Instabilities of Offline RL with Pre-Trained Neural Representation

TL;DR

This paper empirically investigates the stability of offline reinforcement learning using pre-trained neural representations, revealing that significant error amplification occurs unless the data distribution closely matches the target policy, highlighting the need for stronger conditions.

Contribution

It provides an empirical analysis of offline RL stability with pre-trained features, demonstrating limitations and the necessity for mild distribution shifts for reliable performance.

Findings

Offline RL exhibits substantial error amplification with pre-trained representations.

Stability in offline RL is only achieved under extremely mild distribution shifts.
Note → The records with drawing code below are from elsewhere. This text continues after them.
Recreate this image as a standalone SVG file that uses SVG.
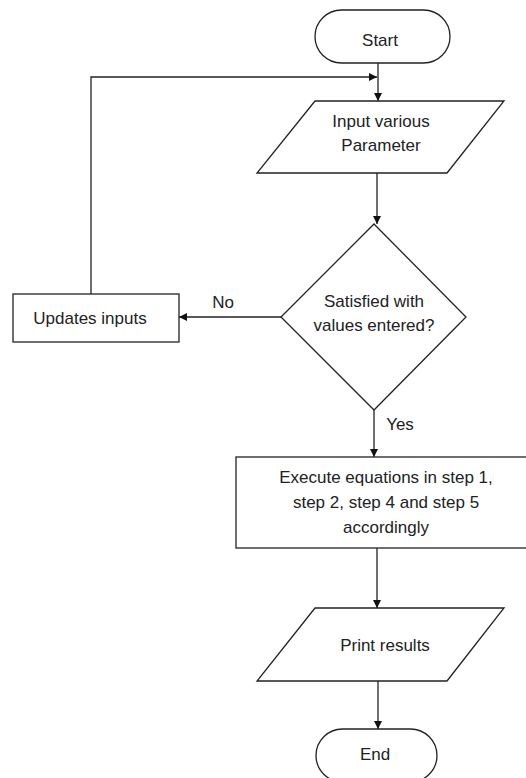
<svg xmlns="http://www.w3.org/2000/svg" width="526" height="778" viewBox="0 0 526 778">
<style>
.shape{fill:#fff;stroke:#222;stroke-width:1.3}
.conn{fill:none;stroke:#222;stroke-width:1.3}
text{font-family:"Liberation Sans",Arial,sans-serif;font-size:17px;fill:#222;text-anchor:middle}
</style>
<defs>
<marker id="arr" viewBox="0 0 10 10" refX="10" refY="5" markerWidth="8" markerHeight="8" markerUnits="userSpaceOnUse" orient="auto">
<path d="M0,0 L10,5 L0,10 Z" fill="#111"/>
</marker>
</defs>
<rect width="526" height="778" fill="#fff"/>
<g id="connectors">
<line class="conn" x1="378" y1="63" x2="378" y2="101" marker-end="url(#arr)"/>
<line class="conn" x1="377" y1="173" x2="377" y2="224" marker-end="url(#arr)"/>
<line class="conn" x1="281" y1="317" x2="179" y2="317" marker-end="url(#arr)"/>
<text x="223" y="308">No</text>
<polyline class="conn" points="91,294 91,77 377,77" marker-end="url(#arr)"/>
<line class="conn" x1="374" y1="410" x2="374" y2="457" marker-end="url(#arr)"/>
<text x="400" y="430">Yes</text>
<line class="conn" x1="377" y1="548" x2="377" y2="608" marker-end="url(#arr)"/>
<line class="conn" x1="378" y1="681" x2="378" y2="729" marker-end="url(#arr)"/>
</g>
<g id="start">
<rect class="shape" x="315" y="10" width="135" height="53" rx="26.5" ry="26.5"/>
<text x="380" y="46">Start</text>
</g>
<g id="input">
<polygon class="shape" points="315,101 504,101 447,173 257,173"/>
<text x="381" y="127">Input various</text>
<text x="381" y="151">Parameter</text>
</g>
<g id="decision">
<polygon class="shape" points="374,224 466,317 374,410 281,317"/>
<text x="374" y="307">Satisfied with</text>
<text x="374" y="331">values entered?</text>
</g>
<g id="update">
<rect class="shape" x="13" y="294" width="166" height="48"/>
<text x="90" y="324">Updates inputs</text>
</g>
<g id="execute">
<rect class="shape" x="236" y="457" width="300" height="91"/>
<text x="386" y="483">Execute equations in step 1,</text>
<text x="386" y="508">step 2, step 4 and step 5</text>
<text x="386" y="533">accordingly</text>
</g>
<g id="print">
<polygon class="shape" points="315,608 504,608 447,681 257,681"/>
<text x="385" y="651">Print results</text>
</g>
<g id="end">
<rect class="shape" x="316" y="729" width="121" height="53" rx="26.5" ry="26.5"/>
<text x="375" y="760">End</text>
</g>
</svg>
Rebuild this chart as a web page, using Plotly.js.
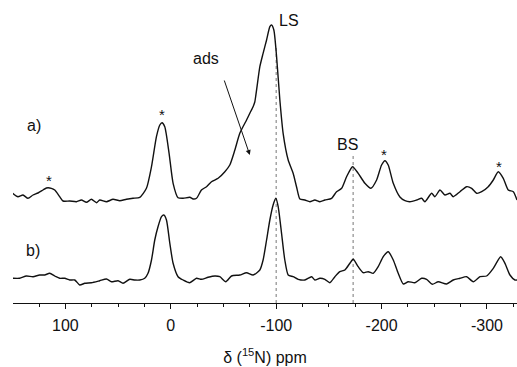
<!DOCTYPE html>
<html>
<head>
<meta charset="utf-8">
<script src="https://cdn.plot.ly/plotly-3.0.1.min.js"></script>
<style>html,body{margin:0;padding:0;background:#fff;}#chart{width:517px;height:367px;}</style>
</head>
<body>
<div id="chart"></div>
<script>
// Spectrum a) : chemical shift (ppm) and intensity (arbitrary units, baseline 0)
const ppmA = [150,145,140.2,135.5,130.7,126,121.2,118,113.3,110.1,105.4,102.2,95.9,89.5,84.8,80,75.3,70.5,67.4,61,54.8,48.4,42.1,35.8,29.4,23.1,18.3,13.6,10.4,8.3,5.7,1.6,-2.2,-6.9,-11.7,-18,-21.2,-24.4,-29.1,-33.9,-38.6,-44.9,-51.3,-56,-60.8,-65.5,-71.9,-75,-78.1,-79.7,-84.5,-87.6,-90.9,-94,-95.6,-97.8,-100.4,-103.5,-106.6,-111.4,-116.1,-119.3,-122.5,-127.2,-132,-136.7,-141.5,-146.2,-152.6,-157.3,-162.1,-166.8,-172.5,-177.8,-184.2,-189.9,-195.3,-200,-203.2,-206.3,-211.1,-217.4,-222.2,-226.9,-233.3,-238,-241.1,-247.5,-250.6,-255.4,-260.1,-264.9,-268,-274.4,-280.7,-285.5,-290.2,-295,-301.2,-306,-310.7,-315.5,-320.2,-325,-328.5];
const intA = [6.7,3.3,5,1.7,5,7,10,12,11.7,10,3.3,-1,-1,-1.7,0,-2.3,0.7,-2.7,0,-1.7,0.7,-0.7,0.7,1.7,2.7,11.7,33.3,63.3,75,77.3,73.3,46.7,16.7,2.3,1.7,2.7,1,1.7,10,13.3,18.3,21.7,28.3,35,50,66.7,80,86.7,93.3,98,133.3,146.7,160,173.3,175,170,143.3,100,66.7,40,26.7,13.3,1,0,-1.7,0,-1.7,0,1.7,8.3,11.7,23.3,33.3,26.7,16.7,11.7,20,35,39.3,35,16.7,3,-0.7,-1.7,0,1.7,-1.7,6.7,3.3,10,5,6.7,3.3,8.3,13.3,11.7,6.7,8.3,13.3,20,28.3,21.7,10,8.3,0];

// Spectrum b)
const ppmB = [150,143.4,137,130.7,124.4,119.6,114.9,110.1,105.4,100.6,95.9,91.1,86.4,81.6,75.3,67.4,61,56.3,50,45.3,38.9,34.2,29.4,24.7,21.6,18.3,15.2,12.1,8.8,6.6,4.1,0.9,-2.2,-6.9,-11.7,-18,-24.4,-29.1,-35.4,-41.8,-46.5,-52.2,-57.6,-65.5,-71.9,-78.1,-84.5,-87.6,-90.9,-94,-97.1,-99.7,-101.9,-105.1,-108.2,-111.4,-116.1,-120.9,-127.2,-133.6,-136.7,-141.5,-146.2,-150.9,-155.7,-160.4,-165.2,-169.9,-173.1,-177.8,-182.6,-187.3,-192.1,-196.8,-201.6,-206.3,-211.1,-215.8,-220.6,-225.3,-231.6,-238,-242.7,-248.1,-253.8,-261.7,-268,-274.4,-280.7,-287,-293.4,-299.7,-306,-313,-317.1,-321.8,-326.6,-328.5];
const intB = [1.7,1.7,4,3.3,5,5,6.7,4,1.7,1.7,0,0,-5,-3.3,-2.7,-0.7,1,-1.7,-0.7,-3.3,0.7,0,0,1.7,6.7,20,40,53.3,63.3,65,60,36.7,16.7,3.3,0,-2.7,1.7,0.7,2.7,4,3.3,-1.7,4,5,7.3,5,10,20,40,60,75,81.7,73.3,46.7,20,5,3.3,0.7,0,3.3,0,1.7,0.7,-2.7,3.3,8.3,10,16.7,20.7,13.3,7.3,8.3,6.7,13.3,23.3,28.3,20,6.7,-4,-1.7,-2.7,1.7,0.7,-4.3,-1.7,-4,0,1.7,3.3,-1.7,3.3,4,11.7,23.3,16.7,5,0,0];

// Vertical stacking offsets of the two spectra
const OFFSET_A = 103;
const OFFSET_B = 23;

// Assigned resonances (dotted guide lines)
const guidePpm = [-100, -173];
const guideTop = [258, 150];

// Spinning sidebands (asterisks)
const starPpm = [115.8, 8.5, -202.2, -311.4];
const starY = [123, 189, 149, 137];

// Axis ticks and their labels (hyphen minus as in the original)
const xTicks = [100, 0, -100, -200, -300];
const xTickText = ['100', '0', '-100', '-200', '-300'];

const font = {family: 'Liberation Sans, Arial, sans-serif', color: '#111'};

const traces = [
  {x: ppmA, y: intA.map(v => v + OFFSET_A), type: 'scatter', mode: 'lines',
   line: {color: '#111', width: 1.4, shape: 'spline', smoothing: 0.6}, hoverinfo: 'skip'},
  {x: ppmB, y: intB.map(v => v + OFFSET_B), type: 'scatter', mode: 'lines',
   line: {color: '#111', width: 1.4, shape: 'spline', smoothing: 0.6}, hoverinfo: 'skip'}
];

const shapes = guidePpm.map((p, i) => ({
  type: 'line', xref: 'x', yref: 'y', x0: p, x1: p, y0: 0, y1: guideTop[i],
  line: {color: '#777', width: 1, dash: 'dot'}, layer: 'below'
}));

const annotations = [
  {x: -112, y: 283, text: 'LS'},
  {x: -168, y: 159, text: 'BS'},
  {x: -33.2, y: 244.5, text: 'ads'},
  {x: 129.6, y: 177.5, text: 'a)'},
  {x: 130.5, y: 52.5, text: 'b)'}
].map(a => Object.assign({xref: 'x', yref: 'y', showarrow: false, font: Object.assign({size: 16}, font)}, a));

starPpm.forEach((p, i) => annotations.push({
  xref: 'x', yref: 'y', x: p, y: starY[i], text: '*', showarrow: false,
  font: Object.assign({size: 15}, font)
}));

annotations.push({
  xref: 'x', yref: 'y', axref: 'x', ayref: 'y',
  x: -75, y: 148, ax: -50.3, ay: 224, text: '', showarrow: true,
  arrowhead: 2, arrowsize: 1, arrowwidth: 1, arrowcolor: '#111'
});

const layout = {
  width: 517, height: 367,
  margin: {l: 13, r: 0, t: 0, b: 64},
  paper_bgcolor: '#fff', plot_bgcolor: '#fff',
  showlegend: false,
  font: Object.assign({size: 16}, font),
  xaxis: {
    range: [149.7, -328.5], autorange: false,
    tickmode: 'array', tickvals: xTicks, ticktext: xTickText,
    ticks: 'outside', ticklen: 5, tickwidth: 1, tickcolor: '#111',
    ticklabelstandoff: 3,
    minor: {dtick: 25, tick0: 0, ticks: 'outside', ticklen: 3, tickwidth: 1, tickcolor: '#111'},
    showline: true, linecolor: '#111', linewidth: 1,
    showgrid: false, zeroline: false,
    tickfont: Object.assign({size: 16}, font),
    title: {text: 'δ (<sup>15</sup>N) ppm', font: Object.assign({size: 16}, font), standoff: 18},
    automargin: false
  },
  yaxis: {range: [0, 303], autorange: false, visible: false, fixedrange: true},
  shapes: shapes,
  annotations: annotations
};

Plotly.newPlot('chart', traces, layout, {staticPlot: true, displayModeBar: false});
</script>
</body>
</html>
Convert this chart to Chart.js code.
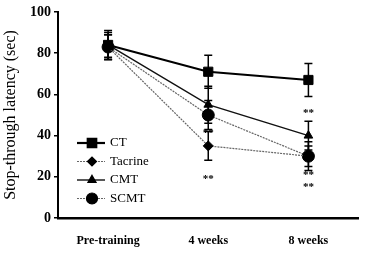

Strong representational conditions are required for successful offline RL beyond supervised learning conditions.

Abstract

In offline reinforcement learning (RL), we seek to utilize offline data to evaluate (or learn) policies in scenarios where the data are collected from a distribution that substantially differs from that of the target policy to be evaluated. Recent theoretical advances have shown that such sample-efficient offline RL is indeed possible provided certain strong representational conditions hold, else there are lower bounds exhibiting exponential error amplification (in the problem horizon) unless the data collection distribution has only a mild distribution shift relative to the target policy. This work studies these issues from an empirical perspective to gauge how stable offline RL methods are. In particular, our methodology explores these ideas when using features from pre-trained neural networks, in the hope that these representations are powerful enough to permit sample efficient offline RL. Through extensive experiments on a range of tasks, we see that substantial error amplification does occur even when using such pre-trained representations (trained on the same task itself); we find offline RL is stable only under extremely mild distribution shift. The implications of these results, both from a theoretical and an empirical perspective, are that successful offline RL (where we seek to go beyond the low distribution shift regime) requires substantially stronger conditions beyond those which suffice for successful supervised learning.